Ahmad Ibn Mâdjid, le pilote de Vasco de Gama

Un article, publié dans les Annales de Géographie le 15 juillet 1922 par Gabriel Ferrand, raconte avec précision comment le célèbre explorateur Vasco de Gama s’est rendu à Calicut en Inde grâce au pilote Ahmad Ibn Mâjid. Recruté à Malindi sur la côte kenyane, Ibn Mâdjid accepta d’indiquer aux portugais la route des Indes. Ils purent ainsi éviter le naufrage et se mettre à l’abri des vagues. Si les navigateurs européens découvraient les arcanes de la navigation en haute mer, les Arabes maîtrisaient déjà plusieurs instruments, la cartographie, et la lecture des étoiles.

Carte ancienne
Source : Gallica

Mais le plus grand secret des arabes, c’est leurs poèmes.
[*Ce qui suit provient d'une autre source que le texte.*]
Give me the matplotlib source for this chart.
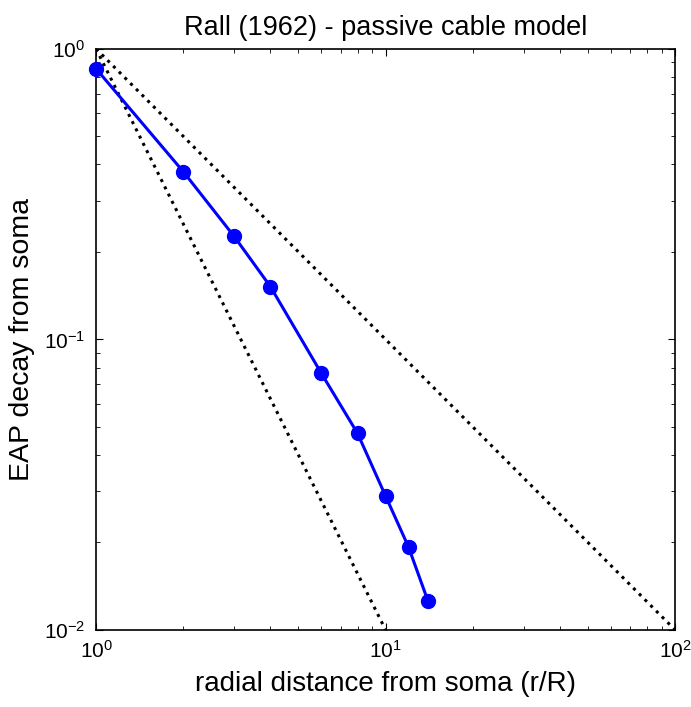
import numpy as np
import matplotlib
matplotlib.use('Agg')
import matplotlib.pyplot as plt
from matplotlib.ticker import LogFormatterMathtext

plt.rcParams['font.family'] = ['Liberation Sans', 'DejaVu Sans']
plt.rcParams['mathtext.fontset'] = 'custom'
plt.rcParams['mathtext.rm'] = 'Liberation Sans'
plt.rcParams['mathtext.it'] = 'Liberation Sans:italic'
plt.rcParams['mathtext.bf'] = 'Liberation Sans:bold'
plt.rcParams['axes.unicode_minus'] = False

# data
dist = [1, 2, 3, 4, 6, 8, 10, 12, 14]
eap = [0.854, 0.378, 0.226, 0.152, 0.0764, 0.0475, 0.0289, 0.0193, 0.0126]
ref_x = [1, 100]
ref_slope1 = [1, 0.01]
ref_x2 = [1, 10]
ref_slope2 = [1, 0.01]

fig = plt.figure(figsize=(6.91, 7.07), dpi=100)
ax = fig.add_axes([0.139, 0.109, 0.838, 0.822])

ax.loglog(ref_x, ref_slope1, ':', color='black', lw=2.2)
ax.loglog(ref_x2, ref_slope2, ':', color='black', lw=2.2)
ax.loglog(dist, eap, '-o', color='blue', lw=2.2, ms=10, clip_on=False, zorder=3)

ax.set_xlim(1, 100)
ax.set_ylim(0.01, 1)
ax.xaxis.set_major_formatter(LogFormatterMathtext())
ax.yaxis.set_major_formatter(LogFormatterMathtext())
ax.tick_params(which='both', direction='in', top=True, right=True, labelsize=15)
ax.tick_params(which='major', length=5)
ax.tick_params(which='minor', length=3)
ax.tick_params(axis='x', pad=7)
ax.tick_params(axis='y', pad=8)
for s in ax.spines.values():
    s.set_linewidth(1.2)

ax.set_title('Rall (1962) - passive cable model', fontsize=19.5, pad=10)
ax.set_xlabel('radial distance from soma (r/R)', fontsize=20, labelpad=7)
ax.set_ylabel('EAP decay from soma', fontsize=20.5, labelpad=6)

fig.savefig('out.png', dpi=100)
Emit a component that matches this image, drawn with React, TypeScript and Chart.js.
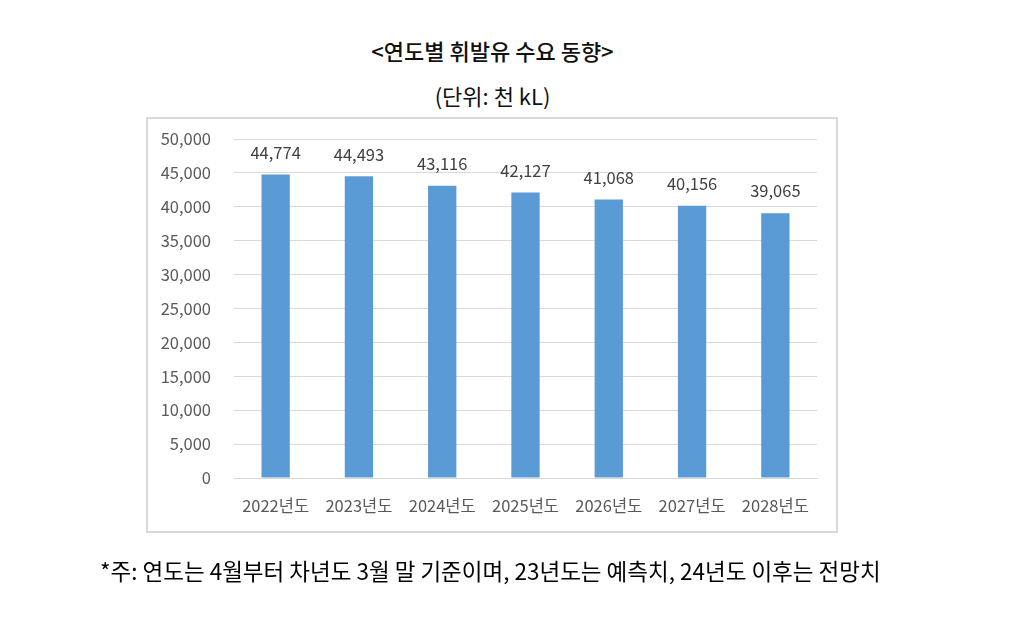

En effet, les navigateurs arabes composaient des poèmes pour se souvenir des routes navigables sûres, ou encore pour l’identification des étoiles. Parmi les sources de son article, Gabriel Ferrand cite par exemple “le poème mekkois”, où il est question des routes maritimes de Djedda au Cap Fartak (Arabie méridionale), comprenant plusieurs destinations sur la côte occidentale de l’Inde.

Les poèmes nautiques de Saîd Ibn Sâlim Bâtâyi

Dans un article de Michel Nieto publié en 1999, l’auteur reprend deux poèmes du navigateur yéménite Saîd Ibn Sâlim Bâtâyi. Tous deux, composés au début du XIXe siècle, traitent de la navigation yéménite et de ses routes maritimes traditionnelles. Voici la traduction d’un extrait d’un de ces poèmes qui retrace le parcours de Sayhût(1) à Zanzibar :

[…] Après trois demi-journées de navigation aux étoiles,
Prends le cap du lever de Suhayl (2), maintiens-le.
‘Abd al-Kûrî (3) apparaît devant toi, des montagnes
Découpées, que l’on pourrait citer en exemple.
A tribord, Ki’âl Fir’awn (4) disparaissent,
Tout comme Jurduf (5), comme je te le dis.
Puis vire vers Sindibâr (6),
Vers le couchant, mon ami, au lever du jour.
Fais attention aux alentours de Binnah (7), son fils et sa soeur.
Attention, redouble de précaution, surtout par temps couvert.
Le Cap Hâfûn (8) est devant toi, élevé et proéminent.
Après l’avoir passé, mon ami, dirige-toi
Vers le coucher de Suhayl la verte. Écoute
Le timonier et fais attention qu’il ne s’endorme.
Pendant trois demi-journées, longe la côte Barr al-Khazâ’in. […]

Aujourd’hui, les enjeux ont changé. Le monde est entièrement cartographié et les navigateurs peuvent compter sur de nombreux instruments de pointe, des liaisons satellites avec la terre ferme, des prévisions météorologiques… Mais parfois il peut être intéressant de replonger dans la littérature, relire les textes des anciens et se nourrir de leur sagesse. Puissent les carnets de voyages de nos navigateurs actuels servir les générations futures !

Pour aller plus loin : voir notre article sur Les océans dans la pop culture


Notes

  1. Sayhût (15°13’N-51°15’E) est une petite ville côtière du Hadhramawt située à environ 80 km à l’est d’al-Mukallâ.
  2. Suhayl n’est autre que Canopus (144°19’/215°41′), dans la constellation de la Carène (Carina). Elle est la deuxième étoile la plus brillante du ciel.
  3. ‘Abd al-Kûrî (12°12’N-52°12’E) est une île proche de Socotra qui est longue de 20 milles nautiques. Elle est formée par la succession de deux chaînes de collines orientées est-ouest comportant deux sommets principaux de 621 et 601 m.
  4. Ki‘âl et Fir‘awn (12°26’N-52°08’E) sont deux îlots rocheux qui se trouvent à 13 milles au NNE de ‘Abd al-Kûrî. Ces deux îlots accores dont la hauteur n’excède pas 86 m. sont séparés par un étroit et dangereux chenal.
  5. Jurduf (11°50’N-51°17’E) ou encore cap Gardafui est appelé Ras ‘Asîr par les Arabes. C’est la pointe NE de la Corne de l’Afrique. La hauteur de ce cap abrupt et rocheux est de 238 m.
  6. Sindibâr ou Sulbâr : la plupart des textes nautiques arabes nomment cette étoile Sulbâr. Il s’agit d’Achernar (150°25’/209°35′) de la constellation Eridan.
  7. Binnah (Ra’s Binnah 11°09’N-51°11’E) est un cap formé d’une haute falaise escarpée à l’extrémité est d’un long promontoire. Vu au sud, ce cap accore de 154 m de hauteur semble être une île.
  8. Ra’s Hâfûn (10°27’N-51°24’E) est l’extrémité est de la presqu’île de Hâfûn. C’est un grand plateau haut de 120 à 180 m. La presqu’île est reliée à la terre par un isthme étroit et bas.